At the core, I believe, is still the housing market. For as much as people want to talk about how this is the new AI economy, the correlation between the housing market and the broader economy is well-established. There are a few factors here that I find quite concerning. Much of the housing market has seized up over the past 12 months as the affordability gap has failed to bridge buyers and sellers. We may be finally seeing it thaw in a way that brings price discovery back to the market. Existing home sales are way down. Housing starts are way down. Building permits are way down. There simply isn’t the demand for home construction that there was in the past and I think we’re seeing that in lumber prices. The one factor that’s changing, however, is available housing inventory. That’s starting to move higher again and has climbed to 2022 levels. If supply starts to normalize, I’m guessing that we’re going to see home prices start moving lower due to the laws of supply & demand if nothing else.

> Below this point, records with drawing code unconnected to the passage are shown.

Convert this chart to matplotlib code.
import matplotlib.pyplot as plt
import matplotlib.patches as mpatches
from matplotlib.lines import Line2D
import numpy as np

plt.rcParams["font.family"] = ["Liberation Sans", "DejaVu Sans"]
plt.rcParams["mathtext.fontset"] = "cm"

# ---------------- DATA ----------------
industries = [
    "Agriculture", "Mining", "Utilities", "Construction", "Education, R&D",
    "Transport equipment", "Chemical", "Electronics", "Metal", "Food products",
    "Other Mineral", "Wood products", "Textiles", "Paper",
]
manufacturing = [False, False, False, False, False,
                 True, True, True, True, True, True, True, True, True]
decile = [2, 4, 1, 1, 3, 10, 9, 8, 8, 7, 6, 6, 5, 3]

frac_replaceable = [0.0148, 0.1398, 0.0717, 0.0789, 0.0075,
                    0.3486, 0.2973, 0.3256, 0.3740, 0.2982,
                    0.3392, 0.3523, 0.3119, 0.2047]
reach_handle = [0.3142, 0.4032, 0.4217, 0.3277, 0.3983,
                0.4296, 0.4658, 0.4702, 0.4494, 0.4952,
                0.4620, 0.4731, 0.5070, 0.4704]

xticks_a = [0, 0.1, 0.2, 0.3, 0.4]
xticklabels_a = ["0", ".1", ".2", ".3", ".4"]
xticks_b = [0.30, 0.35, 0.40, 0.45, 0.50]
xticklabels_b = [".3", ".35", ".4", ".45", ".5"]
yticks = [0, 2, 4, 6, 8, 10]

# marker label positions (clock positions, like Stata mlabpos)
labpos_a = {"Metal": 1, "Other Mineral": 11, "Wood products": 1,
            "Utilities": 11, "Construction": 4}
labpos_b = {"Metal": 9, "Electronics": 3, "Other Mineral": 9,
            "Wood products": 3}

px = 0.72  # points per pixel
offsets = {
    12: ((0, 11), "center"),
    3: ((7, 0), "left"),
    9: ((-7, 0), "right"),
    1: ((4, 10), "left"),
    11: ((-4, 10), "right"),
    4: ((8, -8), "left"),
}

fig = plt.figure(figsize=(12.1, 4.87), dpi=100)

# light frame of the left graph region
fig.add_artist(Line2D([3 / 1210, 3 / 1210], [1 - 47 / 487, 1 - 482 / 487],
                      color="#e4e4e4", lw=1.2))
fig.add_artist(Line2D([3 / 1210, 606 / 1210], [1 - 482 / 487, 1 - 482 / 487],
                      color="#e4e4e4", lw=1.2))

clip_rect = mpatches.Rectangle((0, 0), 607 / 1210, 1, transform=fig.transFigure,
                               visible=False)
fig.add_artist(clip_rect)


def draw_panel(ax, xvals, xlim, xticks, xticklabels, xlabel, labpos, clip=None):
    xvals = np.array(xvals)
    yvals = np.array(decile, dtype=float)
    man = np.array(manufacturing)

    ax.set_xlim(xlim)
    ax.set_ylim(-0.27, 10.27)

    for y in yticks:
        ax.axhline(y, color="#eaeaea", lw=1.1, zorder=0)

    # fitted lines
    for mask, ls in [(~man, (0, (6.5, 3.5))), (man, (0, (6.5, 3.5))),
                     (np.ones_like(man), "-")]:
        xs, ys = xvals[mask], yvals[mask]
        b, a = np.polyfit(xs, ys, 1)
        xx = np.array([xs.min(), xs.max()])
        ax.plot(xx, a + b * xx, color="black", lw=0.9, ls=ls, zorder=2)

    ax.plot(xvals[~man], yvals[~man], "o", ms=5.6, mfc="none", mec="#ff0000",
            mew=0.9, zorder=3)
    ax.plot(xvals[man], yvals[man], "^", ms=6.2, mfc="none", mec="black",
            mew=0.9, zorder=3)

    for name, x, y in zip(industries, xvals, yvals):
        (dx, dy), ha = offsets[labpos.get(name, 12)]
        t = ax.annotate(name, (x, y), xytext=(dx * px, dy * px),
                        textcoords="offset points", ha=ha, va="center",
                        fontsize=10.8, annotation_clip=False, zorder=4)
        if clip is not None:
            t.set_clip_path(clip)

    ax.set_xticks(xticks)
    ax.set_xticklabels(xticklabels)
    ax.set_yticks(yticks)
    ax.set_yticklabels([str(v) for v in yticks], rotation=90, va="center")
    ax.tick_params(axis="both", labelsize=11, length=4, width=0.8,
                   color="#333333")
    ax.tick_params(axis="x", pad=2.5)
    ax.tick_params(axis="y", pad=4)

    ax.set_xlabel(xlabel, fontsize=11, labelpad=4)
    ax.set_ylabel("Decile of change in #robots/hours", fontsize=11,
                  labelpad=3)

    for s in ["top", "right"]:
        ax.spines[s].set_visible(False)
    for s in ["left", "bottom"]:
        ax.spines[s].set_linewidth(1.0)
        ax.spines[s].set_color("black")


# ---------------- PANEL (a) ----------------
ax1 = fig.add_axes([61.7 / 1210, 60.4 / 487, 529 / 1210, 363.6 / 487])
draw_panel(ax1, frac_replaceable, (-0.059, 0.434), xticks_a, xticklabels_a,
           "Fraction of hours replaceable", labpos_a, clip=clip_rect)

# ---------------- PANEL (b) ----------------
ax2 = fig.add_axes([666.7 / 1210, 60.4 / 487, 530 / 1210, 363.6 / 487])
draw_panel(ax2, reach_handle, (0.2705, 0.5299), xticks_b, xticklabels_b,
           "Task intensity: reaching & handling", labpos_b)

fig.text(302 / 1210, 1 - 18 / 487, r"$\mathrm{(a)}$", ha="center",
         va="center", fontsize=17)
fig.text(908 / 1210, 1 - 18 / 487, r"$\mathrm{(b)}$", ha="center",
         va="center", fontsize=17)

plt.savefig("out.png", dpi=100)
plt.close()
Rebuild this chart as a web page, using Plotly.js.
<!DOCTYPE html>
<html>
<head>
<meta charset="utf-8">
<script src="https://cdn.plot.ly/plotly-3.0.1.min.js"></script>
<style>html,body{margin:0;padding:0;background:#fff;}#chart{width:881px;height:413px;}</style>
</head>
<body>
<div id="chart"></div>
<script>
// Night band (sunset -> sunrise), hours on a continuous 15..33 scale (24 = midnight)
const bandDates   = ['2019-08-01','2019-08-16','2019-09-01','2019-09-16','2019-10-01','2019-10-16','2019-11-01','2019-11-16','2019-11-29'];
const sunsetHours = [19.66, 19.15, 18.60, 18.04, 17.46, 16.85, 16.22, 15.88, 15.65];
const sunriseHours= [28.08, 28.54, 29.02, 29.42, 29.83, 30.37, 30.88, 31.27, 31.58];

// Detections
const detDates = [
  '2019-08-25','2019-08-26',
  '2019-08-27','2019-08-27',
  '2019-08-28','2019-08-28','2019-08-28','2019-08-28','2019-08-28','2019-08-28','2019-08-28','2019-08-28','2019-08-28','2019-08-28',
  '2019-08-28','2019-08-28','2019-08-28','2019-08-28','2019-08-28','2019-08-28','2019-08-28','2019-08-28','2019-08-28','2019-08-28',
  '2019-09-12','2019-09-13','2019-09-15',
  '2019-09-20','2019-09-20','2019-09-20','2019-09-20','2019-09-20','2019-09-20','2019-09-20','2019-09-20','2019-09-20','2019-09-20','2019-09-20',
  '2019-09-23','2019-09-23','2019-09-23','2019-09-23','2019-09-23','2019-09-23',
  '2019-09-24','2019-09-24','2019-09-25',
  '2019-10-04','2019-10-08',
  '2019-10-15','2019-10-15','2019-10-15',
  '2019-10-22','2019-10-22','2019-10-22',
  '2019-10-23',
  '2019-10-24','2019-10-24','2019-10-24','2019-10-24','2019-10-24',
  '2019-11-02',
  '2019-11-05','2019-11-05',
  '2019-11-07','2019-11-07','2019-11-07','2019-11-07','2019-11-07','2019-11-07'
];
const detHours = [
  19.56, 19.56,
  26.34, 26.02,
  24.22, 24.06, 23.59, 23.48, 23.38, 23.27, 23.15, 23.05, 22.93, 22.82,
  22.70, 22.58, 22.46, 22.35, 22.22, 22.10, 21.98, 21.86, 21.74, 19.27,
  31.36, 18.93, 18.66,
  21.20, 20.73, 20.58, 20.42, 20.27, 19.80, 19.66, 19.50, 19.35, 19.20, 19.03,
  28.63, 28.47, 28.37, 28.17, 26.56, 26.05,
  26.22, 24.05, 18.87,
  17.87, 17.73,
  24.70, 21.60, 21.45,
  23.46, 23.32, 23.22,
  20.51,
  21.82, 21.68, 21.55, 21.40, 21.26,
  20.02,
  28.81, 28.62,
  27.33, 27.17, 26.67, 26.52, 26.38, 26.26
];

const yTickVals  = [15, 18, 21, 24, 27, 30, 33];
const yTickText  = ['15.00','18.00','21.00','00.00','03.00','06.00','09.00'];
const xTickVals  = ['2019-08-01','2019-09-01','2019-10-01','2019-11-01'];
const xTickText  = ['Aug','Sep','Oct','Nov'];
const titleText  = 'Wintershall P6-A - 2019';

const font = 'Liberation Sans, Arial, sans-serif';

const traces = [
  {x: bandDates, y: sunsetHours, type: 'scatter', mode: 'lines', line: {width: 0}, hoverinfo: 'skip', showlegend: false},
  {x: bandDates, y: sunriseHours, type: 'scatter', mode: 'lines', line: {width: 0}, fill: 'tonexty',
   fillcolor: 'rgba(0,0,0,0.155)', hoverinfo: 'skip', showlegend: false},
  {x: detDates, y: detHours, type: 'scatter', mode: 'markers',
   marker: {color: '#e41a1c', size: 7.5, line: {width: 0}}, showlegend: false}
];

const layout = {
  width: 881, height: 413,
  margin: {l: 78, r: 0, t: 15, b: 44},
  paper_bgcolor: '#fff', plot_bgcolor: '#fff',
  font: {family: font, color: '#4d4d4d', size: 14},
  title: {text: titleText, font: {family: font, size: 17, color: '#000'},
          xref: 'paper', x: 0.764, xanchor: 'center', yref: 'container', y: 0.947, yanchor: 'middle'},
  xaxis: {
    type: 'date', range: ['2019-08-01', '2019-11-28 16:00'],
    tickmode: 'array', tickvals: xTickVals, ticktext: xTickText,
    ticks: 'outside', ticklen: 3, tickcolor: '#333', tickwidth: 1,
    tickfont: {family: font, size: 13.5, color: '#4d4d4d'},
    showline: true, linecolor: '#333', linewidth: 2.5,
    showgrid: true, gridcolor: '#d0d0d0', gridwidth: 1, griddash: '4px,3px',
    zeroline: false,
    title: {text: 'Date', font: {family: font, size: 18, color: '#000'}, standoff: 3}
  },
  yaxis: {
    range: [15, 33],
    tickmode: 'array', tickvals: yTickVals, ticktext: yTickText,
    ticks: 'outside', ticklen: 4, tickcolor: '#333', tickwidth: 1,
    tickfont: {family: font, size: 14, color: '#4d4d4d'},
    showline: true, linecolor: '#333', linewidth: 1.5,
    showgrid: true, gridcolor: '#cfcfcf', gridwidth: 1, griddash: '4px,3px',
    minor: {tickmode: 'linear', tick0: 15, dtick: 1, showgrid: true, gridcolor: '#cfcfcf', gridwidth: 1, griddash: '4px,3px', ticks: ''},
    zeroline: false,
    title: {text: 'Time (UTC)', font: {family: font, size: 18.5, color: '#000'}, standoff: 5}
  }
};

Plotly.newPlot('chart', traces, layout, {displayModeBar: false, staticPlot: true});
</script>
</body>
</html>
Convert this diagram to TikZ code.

If people start feeling that they’re homes are becoming worth less and feeling less wealthy, in general, it could have all sorts of negative cascading effects.
U.S. inflation rose by 0.2% in July, landing right at expectations and clearing the way for the Fed to cut rates in September. The markets are pricing in a 100% chance of a cut at that meeting, the only question is whether it’ll be 25 or 50 basis points. There’s a clear argument to be made for both. A 50 basis point cut allows the Fed to catch up from what probably should have been a quarter-point move in July. That at least gets them back on schedule and then they can proceed with gentler quarter-point cuts from there based on conditions. Powell may opt for a quarter-point here though due to core and shelter inflation, which are still too high. Core is just above 3% and rent inflation is north of 5%. Given the significant impact of shelter inflation, I don’t think the Fed wants to risk sending that higher again, but if the housing market scenario I laid out above plays out, that number could come down quickly.
We’ll hear a lot about this at Jackson Hole this week, most notably from Powell at the end of the week. The more interesting speech could come from Governor Ueda of the Bank of Japan. Their policy path is likely being watched even more closely than that of the Fed. He’s got quite a balancing act to pull off and he may provide some hints this week.